GIVEN PROBLEM ▸
Write the data out again, character for character, with no images.

AVAILABLE DATA ▸
· · · ·

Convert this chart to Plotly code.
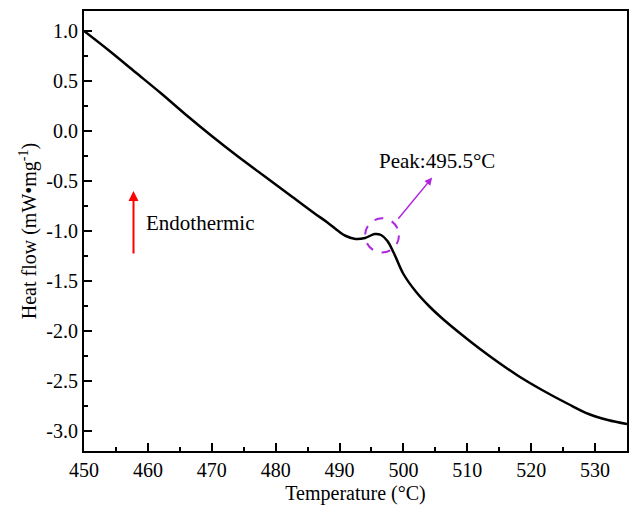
import plotly.graph_objects as go

# Data
temperature = [450, 454, 458, 462, 466, 470, 474, 478, 482, 486, 488, 490, 491,
               492.5, 494, 495.5, 496.5, 497.5, 498.5, 500, 502, 504, 506, 509,
               512, 515, 518, 521.7, 525.8, 529, 532, 535]
heat_flow = [1.00, 0.80, 0.59, 0.38, 0.16, -0.05, -0.25, -0.44, -0.63, -0.82, -0.91,
             -1.01, -1.05, -1.08, -1.07, -1.03, -1.04, -1.10, -1.22, -1.43, -1.61,
             -1.75, -1.87, -2.03, -2.18, -2.32, -2.45, -2.59, -2.73, -2.83, -2.89, -2.93]

x_ticks = [450, 460, 470, 480, 490, 500, 510, 520, 530]
x_ticktext = ["450", "460", "470", "480", "490", "500", "510", "520", "530"]
y_ticks = [1.0, 0.5, 0.0, -0.5, -1.0, -1.5, -2.0, -2.5, -3.0]
y_ticktext = ["1.0", "0.5", "0.0", "-0.5", "-1.0", "-1.5", "-2.0", "-2.5", "-3.0"]

peak_label = "Peak:495.5°C"
endo_label = "Endothermic"

PURPLE = "#b026e0"
FONT = "Liberation Serif"

fig = go.Figure()
fig.add_trace(go.Scatter(x=temperature, y=heat_flow, mode="lines",
                         line=dict(color="black", width=2.5, shape="spline", smoothing=1.0),
                         showlegend=False))

# dashed circle around the peak
fig.add_shape(type="circle", xref="x", yref="y", x0=494.0, x1=499.3, y0=-1.215, y1=-0.873,
              line=dict(color=PURPLE, width=2, dash="dash"))

# purple arrow
fig.add_annotation(x=504.5, y=-0.466, ax=499.0, ay=-0.893, xref="x", yref="y",
                   axref="x", ayref="y", showarrow=True, arrowhead=2, arrowsize=1,
                   arrowwidth=1.5, arrowcolor=PURPLE, text="")
fig.add_annotation(x=505.3, y=-0.30, text=peak_label, showarrow=False,
                   font=dict(family=FONT, size=21, color="black"))

# red endothermic arrow
fig.add_annotation(x=457.75, y=-0.60, ax=457.75, ay=-1.24, xref="x", yref="y",
                   axref="x", ayref="y", showarrow=True, arrowhead=2, arrowsize=1,
                   arrowwidth=2, arrowcolor="red", text="")
fig.add_annotation(x=468.15, y=-0.92, text=endo_label, showarrow=False,
                   font=dict(family=FONT, size=21, color="black"))

fig.update_layout(
    width=630, height=507,
    margin=dict(l=84, r=1, t=11, b=56),
    paper_bgcolor="white", plot_bgcolor="white",
    font=dict(family=FONT, size=20, color="black"),
    xaxis=dict(range=[450, 535], tickmode="array", tickvals=x_ticks, ticktext=x_ticktext,
               ticks="inside", ticklen=8, tickwidth=2, tickcolor="black",
               minor=dict(ticks="inside", ticklen=4, tickwidth=2, dtick=5, tick0=450, tickcolor="black"),
               showline=True, linecolor="black", linewidth=2, mirror=True,
               showgrid=False, zeroline=False,
               title=dict(text="Temperature (°C)", standoff=6, font=dict(size=20))),
    yaxis=dict(range=[-3.2, 1.2], tickmode="array", tickvals=y_ticks, ticktext=y_ticktext,
               ticks="inside", ticklen=8, tickwidth=2, tickcolor="black",
               minor=dict(ticks="inside", ticklen=4, tickwidth=2, dtick=0.25, tick0=0, tickcolor="black"),
               showline=True, linecolor="black", linewidth=2, mirror=True,
               showgrid=False, zeroline=False,
               title=dict(text="Heat flow (mW•mg<sup>-1</sup>)", standoff=4, font=dict(size=20))),
)

fig.write_html("out.html")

· · · ·

ANSWER BELOW ▸
Convert this chart to Plotly code.
import plotly.graph_objects as go

# Data
temperature = [450, 454, 458, 462, 466, 470, 474, 478, 482, 486, 488, 490, 491,
               492.5, 494, 495.5, 496.5, 497.5, 498.5, 500, 502, 504, 506, 509,
               512, 515, 518, 521.7, 525.8, 529, 532, 535]
heat_flow = [1.00, 0.80, 0.59, 0.38, 0.16, -0.05, -0.25, -0.44, -0.63, -0.82, -0.91,
             -1.01, -1.05, -1.08, -1.07, -1.03, -1.04, -1.10, -1.22, -1.43, -1.61,
             -1.75, -1.87, -2.03, -2.18, -2.32, -2.45, -2.59, -2.73, -2.83, -2.89, -2.93]

x_ticks = [450, 460, 470, 480, 490, 500, 510, 520, 530]
x_ticktext = ["450", "460", "470", "480", "490", "500", "510", "520", "530"]
y_ticks = [1.0, 0.5, 0.0, -0.5, -1.0, -1.5, -2.0, -2.5, -3.0]
y_ticktext = ["1.0", "0.5", "0.0", "-0.5", "-1.0", "-1.5", "-2.0", "-2.5", "-3.0"]

peak_label = "Peak:495.5°C"
endo_label = "Endothermic"

PURPLE = "#b026e0"
FONT = "Liberation Serif"

fig = go.Figure()
fig.add_trace(go.Scatter(x=temperature, y=heat_flow, mode="lines",
                         line=dict(color="black", width=2.5, shape="spline", smoothing=1.0),
                         showlegend=False))

# dashed circle around the peak
fig.add_shape(type="circle", xref="x", yref="y", x0=494.0, x1=499.3, y0=-1.215, y1=-0.873,
              line=dict(color=PURPLE, width=2, dash="dash"))

# purple arrow
fig.add_annotation(x=504.5, y=-0.466, ax=499.0, ay=-0.893, xref="x", yref="y",
                   axref="x", ayref="y", showarrow=True, arrowhead=2, arrowsize=1,
                   arrowwidth=1.5, arrowcolor=PURPLE, text="")
fig.add_annotation(x=505.3, y=-0.30, text=peak_label, showarrow=False,
                   font=dict(family=FONT, size=21, color="black"))

# red endothermic arrow
fig.add_annotation(x=457.75, y=-0.60, ax=457.75, ay=-1.24, xref="x", yref="y",
                   axref="x", ayref="y", showarrow=True, arrowhead=2, arrowsize=1,
                   arrowwidth=2, arrowcolor="red", text="")
fig.add_annotation(x=468.15, y=-0.92, text=endo_label, showarrow=False,
                   font=dict(family=FONT, size=21, color="black"))

fig.update_layout(
    width=630, height=507,
    margin=dict(l=84, r=1, t=11, b=56),
    paper_bgcolor="white", plot_bgcolor="white",
    font=dict(family=FONT, size=20, color="black"),
    xaxis=dict(range=[450, 535], tickmode="array", tickvals=x_ticks, ticktext=x_ticktext,
               ticks="inside", ticklen=8, tickwidth=2, tickcolor="black",
               minor=dict(ticks="inside", ticklen=4, tickwidth=2, dtick=5, tick0=450, tickcolor="black"),
               showline=True, linecolor="black", linewidth=2, mirror=True,
               showgrid=False, zeroline=False,
               title=dict(text="Temperature (°C)", standoff=6, font=dict(size=20))),
    yaxis=dict(range=[-3.2, 1.2], tickmode="array", tickvals=y_ticks, ticktext=y_ticktext,
               ticks="inside", ticklen=8, tickwidth=2, tickcolor="black",
               minor=dict(ticks="inside", ticklen=4, tickwidth=2, dtick=0.25, tick0=0, tickcolor="black"),
               showline=True, linecolor="black", linewidth=2, mirror=True,
               showgrid=False, zeroline=False,
               title=dict(text="Heat flow (mW•mg<sup>-1</sup>)", standoff=4, font=dict(size=20))),
)

fig.write_html("out.html")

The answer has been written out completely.